If the press puts significant pressure on Huntsman, we could get confirmation within weeks for an unimpeachable source that Romney has been hiding his tax returns because he hasn't been paying any taxes. That would, I assume, be the end of his campaign.
But that's still (rapidly solidifying) speculation.
Then there's the foreign policy disaster tour. A lot of conservatives pretended not only that Romney didn't have a bad tour, but that he actually had a good one. What they don't understand is that in today's politics, that doesn't matter. The perception is that it was a disaster, and the media (legitimately) reported it as such. That damaged Romney's image. As a domestic governor and never a legislature, Romney has no foreign policy experience at all. Even Obama had some such experience from sitting on important international committees in the U.S. Senate, and of course as President, has built a strong foreign policy record with very few avoidable incidents.
Romney's tendency to change positions within minutes and hours of taking a stand aren't helping, either. A poll earlier this year found that a lot of Republican voters think Romney will say anything to become President. I don't have a link to that, despite remembering seeing it, so take it with a grain of salt. But it's not really a stretch. Romney said he was more pro-gay rights and more pro-choice than Ted Kennedy, when Romney ran against Kennedy for the Senate some time ago, and he maintained that platform while running for Governor of Massachusetts. As Governor, Romney crafted and implemented a universal health care system nearly identical to ObamaCare, right down to the individual mandate.

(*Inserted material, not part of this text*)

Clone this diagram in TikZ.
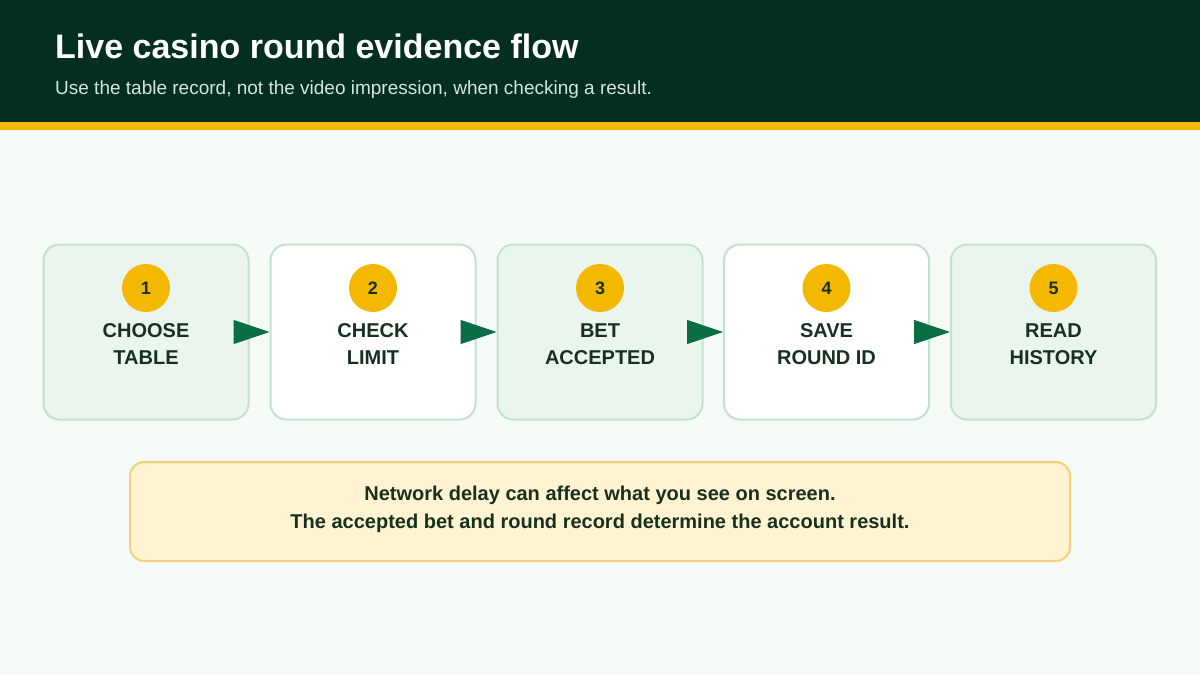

Now running as President, Romney refuses to defend his own health care system while attacking its identical twin, began professing to be anti-gay and anti-choice during the GOP primaries, and has flipped on a host of other issues, sometimes within the same day, after that.
The election is still three months away, but the national conventions are only two weeks out. Romney is about to select his running mate while still dragging the tax baggage around, trailing in the polls, and trailing badly in electoral projections. I've yet to see any electoral projection showing Mitt Romney with a lead, much less already winning. That's because there are no state polls showing such a thing.
Mitt Romney is losing the election; Mitt Romney is in trouble.
The Romney campaign is saying that polls can change 'next week', as a rebuttal to national polls showing Barack Obama pulling away from Romney outside the margin of error. That's certainly true, a lot of things can happen in a week. A poorly handled natural disaster, terrorist attack, negative GDP, massive job loss, personal scandals, skeletons in the closet being revealed, etc. But what's also true is that polls don't change for no reason, and the country looks like it's going to need a big reason to change its mind. Polls since mid-December, with the exception of May (when Romney de facto wrapped up the GOP primary), have shown a remarkably steady lead for the incumbent:
That graph shows every poll on Real Clear Politics from mid-December of 2011 through this week. It may be hard to comprehend how stable this race looks from a thousand feet up, until you see a picture of it. There's your picture.